My name is James Goddard. I wish to tell you a story. My wife Elizabeth “Liz” is a Psychologist at one of the way too many, Mental Health Care Clinics in the state. She specializes in teenagers. This is the last hope or last chance for these young ones. These are not the violent ones. They are the withdrawn ones that have dug in deep inside their minds. They bury their heads deep which is the only way they know to survive. Blocking out all life, good or bad; there lies no feelings.
Liz simply has the word “HOPE” on her door. She adorns her office with pictures that simply imply hope. She strives for one spark one flicker of such to build on for each client. She refuses to use the word patient; each person is an individual not a number, a unique individual that must be recognized as such. Liz has found these unwanted ones have been treated as objects; loved less by parents than material objects. These children, even if they have two parents do not find themselves lucky because they are unwanted by both. So as Liz represents their last hope, she never gives up on them. She is their last and only shot at life. She must give them a glimmer of the much needed “hope.”

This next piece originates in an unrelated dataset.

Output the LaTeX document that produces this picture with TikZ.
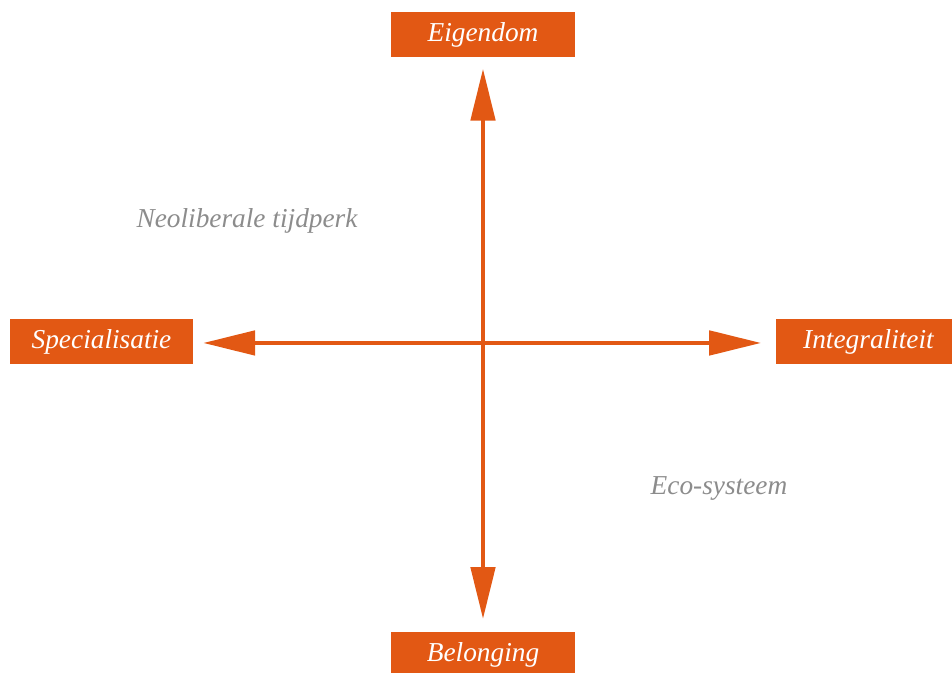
\documentclass[tikz,border=0pt]{standalone}
\usepackage{fontspec}
\setmainfont{Liberation Serif}
\usepackage{xcolor}
\usepackage{tikz}
\usetikzlibrary{arrows.meta}

\definecolor{axisorange}{RGB}{226,88,20}
\definecolor{quadgrey}{RGB}{140,140,140}

\begin{document}
\begin{tikzpicture}[x=0.75pt,y=-0.75pt,
	pole/.style={fill=axisorange,text=white,inner sep=0pt,minimum width=138.5pt,minimum height=33.75pt,font=\fontsize{20.5}{24}\selectfont\itshape},
	quadrant/.style={text=quadgrey,font=\fontsize{20.5}{24}\selectfont\itshape},
	axis/.style={axisorange,line width=3.6pt,{Triangle[length=39pt,width=18pt]}-{Triangle[length=39pt,width=18pt]}}]
	\useasboundingbox (0,0) rectangle (952,673);
	
	\node[pole] (eig) at (483,34.5) {Eigendom};
	\node[pole] (bel) at (483,654.5) {Belonging};
	\node[pole,minimum width=137pt] (spec) at (101.5,341.5) {Specialisatie};
	\node[pole] (integ) at (868.5,341.5) {Integraliteit};
	
	\draw[axis,shorten <=8.5pt,shorten >=9.5pt] (eig) -- (bel);
	\draw[axis,shorten <=7.5pt,shorten >=11pt] ([yshift=-1.1pt]spec.east) -- ([yshift=-1.1pt]integ.west);
	
	\node[quadrant] (neo) at (247,221) {Neoliberale tijdperk};
	\node[quadrant] (eco) at (719,488) {Eco-systeem};
\end{tikzpicture}
\end{document}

These are castoffs, ravaged by divorce, alcohol, drugs, mental disorders caused from family problems of yester year, or today’s world of “I don’t care about anyone, except myself.” Liz believes foremost, the core problem is that the lack of attention, family values and upbringing has eroded as each new generation develops. You must have these building blocks as babies, toddlers and young children to succeed in the world, without them they have no way to cope let alone attempt to survive. Without “proper” guidance, even with a semi-solid foundation, it becomes too easy to veer off course. Leading to mistakes multiplied many times over.
So you can now appreciate the odds are stacked against Liz before she meets one child. Still she greets each day as a new beginning no matter how low her head is hanging the night before. No matter how tired she is when she drags herself in the door, she has a ritual. She starts with a relaxing bath, a glass of wine, unwinding to music and then becomes my wife. For without separation of work and family she could not carry on. She understands she must have her time, her family in order to be the “Rock of Gibraltar” for the not as fortunate children with the “lost spirit and souls.”
Our children are grown and Liz wishes to make our home as a halfway house for young adults. I resist that idea because I firmly believe that there must be a separation of work and family. Liz would work 24 hours a day. I know her better than she knows herself. She would burn herself out and be unable to help anyone. I must refuse for her sake.
Liz has helped many unfortunate ones in her career. Many have gone on to college. Without her intervention many were prone to an early exit of life most probably. She stays in touch with all, through e-mails, lunches, holidays.
We bring 3 different young adults home every Sunday for dinner to enjoy our home and family. They help with preparing dinner and the cleanup. Many hold fast to that indifferent attitude yet pitch in to help.
After an early retirement, I become hooked as her passion now consumes me. The feeling that you can make a difference is rewarding beyond comprehension. The giving of one’s time and love makes a difference in ones direction. We now are bringing them home for the weekend. The newly found joy in these searching for normalcy gives hope. We receive an outpouring of support from former success stories as they lend a hand to help these people grow and to inspire them. We soon open our doors full time not as a transition house but a house of hope for those soon to be released. The once castoffs have learned to value themselves and grow through love and understanding, young adults must be taught to feel love in order to give love.
One young man has always held a soft spot in our hearts. John Jacob Jamison. Deeply sad looking yet underlying there is a brilliance overlooked until Liz. His shell so thick he refused to allow anyone in, adults that is. Around others his age and younger he shows compassion and understanding well beyond his age. When adults enter the picture he recedes once again. Liz is convinced he has never had an adult that he could truly count on in his life. It was never a question of intelligence. His I. Q. is above average. He could not relax around adults.
Liz brings him home for weekend visits. The same thing happens here, helpful with the other young ones. However when we are around he retreats into his world. He has never known love from adults, so he cannot give or respond. Children on the other hand he understands. We observe and try to understand. We discuss putting our arms around him and hugging the fear out of him.
In today’s world of hands off, we restrain. One day after witnessing John counsel younger children after a disagreement. He advises them to hug each other to harbor no grudges. They respond to that and walk away feeling good about themselves and each other. John walks right by me I stand in his way and give him the biggest and warm heart filled bear hug. I was not going to turn him loose if he fought. He never fought, we cry as one and Liz witnessing got into the act. All 3 overjoyed and cry for the same reason. We sit at the table where I pour us each a glass of milk and slice us a piece of apple pie. We celebrate singing inside. Truly amazing what a hug of love can accomplish.John has gone on to work just as Liz, helping children to deal with problems beyond their understanding. Raised by insecure children that should never have children, a vicious cycle spiraling out of control. Thanks to those than truly care, some are saved.